[RESEND PATCH 1/2] dt-ops: Add helper API to dump fdt blob

Tue Apr 3 06:58:11 PDT 2018

Hi James,

Sorry for the delay, I had a long weekend last week.

On Tue, Mar 27, 2018 at 7:01 PM, James Morse <james.morse at arm.com> wrote:
> Hi Akashi, Bhupesh,
>
> On 27/03/18 10:04, AKASHI Takahiro wrote:
>> On Mon, Mar 26, 2018 at 02:29:31PM +0530, Bhupesh Sharma wrote:
>>> On Tue, Mar 20, 2018 at 12:36 AM, Bhupesh Sharma <bhsharma at redhat.com> wrote:
>>>> On Mon, Mar 19, 2018 at 8:15 PM, AKASHI Takahiro
>>>> <takahiro.akashi at linaro.org> wrote:
>>>>> On Mon, Mar 19, 2018 at 04:05:38PM +0530, Bhupesh Sharma wrote:
>>>>>> At several occasions it would be useful to dump the fdt
>>>>>> blob being passed to the second (kexec/kdump) kernel
>>>>>> when '-d' flag is specified while invoking kexec/kdump.
>>>>>
>>>>> Why not just save binary data to a file and interpret it
>>>>> with dtc command?
>
> I'd prefer this too. It would also let us debug any issue where kexec-tools
> produces an invalid DTB. It also lets us test booting the kernel from firmware
> with that DTB.

I captured the use case where it is not possible to do so. I have seen
primary kernel crash before we can get to the command prompt to save
the dtb blob. Since the arm64 crashkernel still seems to have issues
itself while booting on acpi enabled machines (see
<https://www.spinics.net/lists/arm-kernel/msg616632.html>), so we are
trying to debug a problem which has two undefined variables :)

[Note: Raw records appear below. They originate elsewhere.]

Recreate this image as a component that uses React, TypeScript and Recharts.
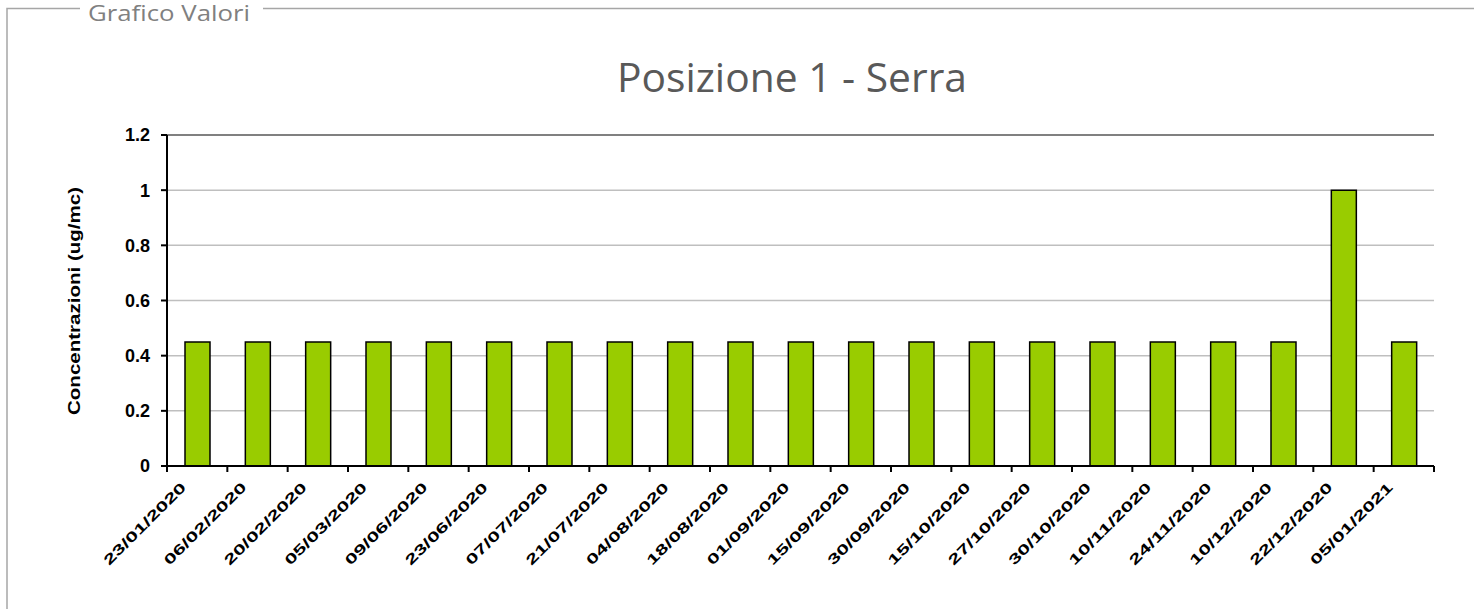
import React from 'react';
import { BarChart, Bar, XAxis, YAxis, CartesianGrid, ReferenceLine } from 'recharts';

// date di campionamento
const dates = [
  '23/01/2020', '06/02/2020', '20/02/2020', '05/03/2020', '09/06/2020',
  '23/06/2020', '07/07/2020', '21/07/2020', '04/08/2020', '18/08/2020',
  '01/09/2020', '15/09/2020', '30/09/2020', '15/10/2020', '27/10/2020',
  '30/10/2020', '10/11/2020', '24/11/2020', '10/12/2020', '22/12/2020',
  '05/01/2021'
];
const concentrazioni = [
  0.45, 0.45, 0.45, 0.45, 0.45, 0.45, 0.45, 0.45, 0.45, 0.45,
  0.45, 0.45, 0.45, 0.45, 0.45, 0.45, 0.45, 0.45, 0.45, 1.0,
  0.45
];
const yTicks = [0, 0.2, 0.4, 0.6, 0.8, 1, 1.2];

const W = 1481;
const H = 609;
const M = { top: 135, right: 47, bottom: 103, left: 107 };
const Y_AXIS_W = 60;
const PLOT_W = W - M.left - M.right - Y_AXIS_W;
const BAND = PLOT_W / dates.length;

const data = dates.map((d, i) => ({ date: d, valore: concentrazioni[i] }));

const DateTick = (props: any) => {
  const { x, y, payload, index } = props;
  const half = BAND / 2;
  const tx = x - 88;
  const ty = y + 100;
  return (
    <g>
      <line x1={x - half} x2={x - half} y1={y} y2={y + 6} stroke="#000" strokeWidth={2} />
      {index === dates.length - 1 && (
        <line x1={x + half} x2={x + half} y1={y} y2={y + 6} stroke="#000" strokeWidth={2} />
      )}
      <text
        x={tx}
        y={ty}
        transform={`rotate(-45 ${tx} ${ty})`}
        textLength={110}
        lengthAdjust="spacingAndGlyphs"
        fontFamily="Liberation Sans, Arial, sans-serif"
        fontWeight={700}
        fontSize={14}
        fill="#000"
      >
        {payload.value}
      </text>
    </g>
  );
};

export default function App() {
  return (
    <div style={{ position: 'absolute', left: 0, top: 0, width: W, height: H, background: '#fff', overflow: 'hidden' }}>
      <svg width={W} height={H} style={{ position: 'absolute', left: 0, top: 0 }}>
        <path d="M7 609 V8.5 H80 M263 8.5 H1474" fill="none" stroke="#a6a6a6" strokeWidth={1.5} />
        <text x={88} y={21} textLength={162} lengthAdjust="spacingAndGlyphs"
          fontFamily="Open Sans, sans-serif" fontSize={22} fill="#808080">Grafico Valori</text>
        <text x={617} y={92} textLength={350} lengthAdjust="spacingAndGlyphs"
          fontFamily="Open Sans, sans-serif" fontSize={41} fill="#595959">Posizione 1 - Serra</text>
        <text x={80} y={415} transform="rotate(-90 80 415)" textLength={228} lengthAdjust="spacingAndGlyphs"
          fontFamily="Liberation Sans, Arial, sans-serif" fontWeight={700} fontSize={17} fill="#000">
          Concentrazioni (ug/mc)
        </text>
      </svg>
      <div style={{ position: 'absolute', left: 0, top: 0 }}>
        <BarChart width={W} height={H} data={data} margin={M} barSize={25}>
          <CartesianGrid vertical={false} stroke="#bfbfbf" strokeWidth={1.5} />
          <XAxis
            dataKey="date"
            interval={0}
            height={40}
            axisLine={{ stroke: '#000', strokeWidth: 2 }}
            tickLine={false}
            tickSize={0}
            tickMargin={0}
            tick={(p: any) => <DateTick {...p} />}
          />
          <YAxis
            width={Y_AXIS_W}
            domain={[0, 1.2]}
            ticks={yTicks}
            interval={0}
            axisLine={{ stroke: '#000', strokeWidth: 2 }}
            tickLine={{ stroke: '#000', strokeWidth: 2 }}
            tickSize={6}
            tickMargin={11}
            tick={{ fill: '#000', fontSize: 18, fontWeight: 700, fontFamily: 'Liberation Sans, Arial, sans-serif' }}
          />
          <YAxis
            yAxisId="r"
            orientation="right"
            width={0}
            domain={[0, 1.2]}
            tick={false}
            tickLine={false}
            axisLine={{ stroke: '#808080', strokeWidth: 2 }}
          />
          <ReferenceLine y={1.2} stroke="#808080" strokeWidth={2} />
          <Bar dataKey="valore" fill="#99cc00" stroke="#000" strokeWidth={1.5} isAnimationActive={false} />
        </BarChart>
      </div>
    </div>
  );
}
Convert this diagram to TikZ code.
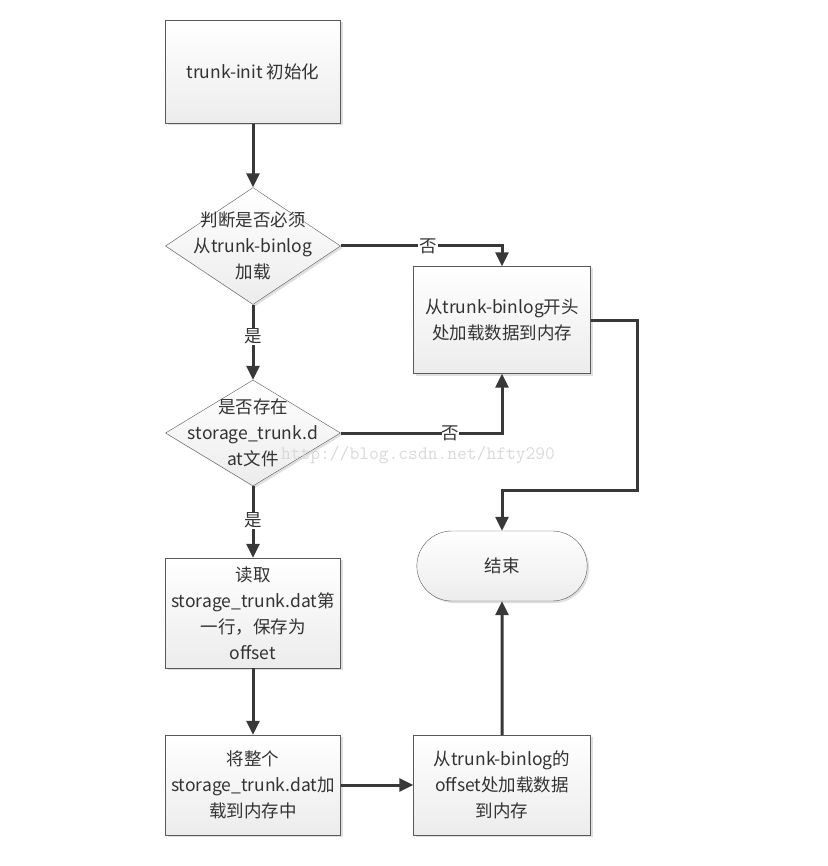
\documentclass[tikz,border=0pt]{standalone}
\usepackage{fontspec}
\setmainfont{Noto Sans CJK SC}
\usepackage{tikz}
\usetikzlibrary{arrows.meta, positioning, shapes.geometric, shapes.misc, shadows}

\begin{document}
\begin{tikzpicture}[x=1pt, y=-1pt,
    every node/.style={font=\fontsize{17.5}{26}\selectfont, text=black!80},
    proc/.style={draw=gray!70!black, top color=white, bottom color=gray!15,
        drop shadow={opacity=0.25, shadow xshift=2pt, shadow yshift=-2pt},
        minimum width=175pt, align=center, inner sep=0pt},
    decision/.style={diamond, draw=gray!70!black, top color=white, bottom color=gray!15,
        drop shadow={opacity=0.25, shadow xshift=2pt, shadow yshift=-2pt},
        minimum width=175pt, minimum height=117pt, inner sep=0pt},
    terminal/.style={rounded rectangle, draw=gray!70!black, top color=white, bottom color=gray!15,
        drop shadow={opacity=0.25, shadow xshift=2pt, shadow yshift=-2pt},
        minimum width=177pt, minimum height=70pt},
    txt/.style={align=center, inner sep=0pt},
    flow/.style={draw=black!78, line width=3pt, -{Triangle[length=14pt, width=13pt]}},
    tag/.style={fill=white, inner sep=1pt}]
    \useasboundingbox (0,0) rectangle (827,866);

    % Start
    \node[proc, minimum height=103pt] (init) at (253,72) {trunk-init 初始化};

    % Decisions
    \node[decision] (mustload) at (253,246) {};
    \node[txt] (mustloadtxt) at (mustload) {判断是否必须\\从trunk-binlog\\加载};
    \node[decision, minimum height=106pt] (hasdat) at (253,433) {};
    \node[txt] (hasdattxt) at (hasdat) {是否存在\\storage\_trunk.d\\at文件};

    % Loading steps
    \node[proc, minimum width=177pt, minimum height=107pt] (fromhead) at (502,320) {从trunk-binlog开头\\处加载数据到内存};
    \node[proc, minimum height=110pt] (readfirst) at (253,613) {读取\\storage\_trunk.dat第\\一行，保存为\\offset};
    \node[proc, minimum height=100pt] (loaddat) at (253,785) {将整个\\storage\_trunk.dat加\\载到内存中};
    \node[proc, minimum width=177pt, minimum height=100pt] (fromoffset) at (502,785) {从trunk-binlog的\\offset处加载数据\\到内存};

    % End
    \node[terminal] (stop) at (502,566) {结束};

    % Connectors
    \coordinate (turn) at (637,490);
    \draw[flow] (init) -- (mustload);
    \draw[flow] (mustload.east) -| node[tag, pos=0.27] {否} (fromhead.north);
    \draw[flow] (mustload) -- node[tag, pos=0.42] {是} (hasdat);
    \draw[flow] (hasdat.east) -| node[tag, pos=0.34, inner sep=0pt] {否} (fromhead.south);
    \draw[flow] (hasdat) -- node[tag, pos=0.48] {是} (readfirst);
    \draw[flow] (fromhead.east) -| (turn) -| (stop.north);
    \draw[flow] (readfirst) -- (loaddat);
    \draw[flow] (loaddat) -- (fromoffset);
    \draw[flow] (fromoffset) -- (stop);

    % Watermark
    \node[font=\ttfamily\fontsize{19}{19}\selectfont, text=gray!30, inner sep=0pt] (mark) at (418,455) {http://blog.csdn.net/hfty290};
\end{tikzpicture}
\end{document}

>>>> Well, there are a couple of reasons for that which can be understood
>>>> from a system which is in a production environment (for e.g. I have
>>>> worked on one arm64 system in the past which used a yocto based
>>>> distribution in which kexec -p was launched with a -d option as a part
>>>> of initial ramfs scriptware):
>
> and panics before you get an interactive prompt or persistent storage? I think
> this would be a pretty niche use-case. You could always base64-dump the dtb to
> stdout from your script.

That is pretty basic case on several new arm64 development boards
(e.g. qualcomm, huawei etc) where we are debugging issues in primary
kernel boot (and we are not even able to reach the command prompt).

If the crashkernel crashes even before the primary kernel does because
of the issues in the way DTB is passed to the crashkernel (which can
include wrong DTB fields), we better have mechanisms to track the same
rather than adding debug prints to the kernels.

Note that the print logs are enabled when -d flag is passed to
conventional 'kexec-tools' (where we already have several log
messages), so I am not sure how adding the dtb print here affects the
default (non-debug) case.

>>>> - In a production environment, installing and executing tools like dtc
>>>> (which might not have been installed by default via 'yum' or 'apt-get
>>>> install' or other means is not only an additional step, but we might
>>>> not get a chance to run it even if it is installed if we have a early
>>>> crash in kdump itself (for e.g. consider the 'acpi table access' issue
>>>> in the arm64 crashkernel we discussed some time back
>>>> <https://www.spinics.net/lists/arm-kernel/msg616632.html>):
>
> Wouldn't it be possible to transfer the dumped DTB file off the machine before
> the behaviour that brings the machine down? Kdump always requires a setup step
> to load the kdump kernel/dtb. You have to decide to add the debug flags at this
> point. I don't see how choosing to save the modified-DTB would be any different.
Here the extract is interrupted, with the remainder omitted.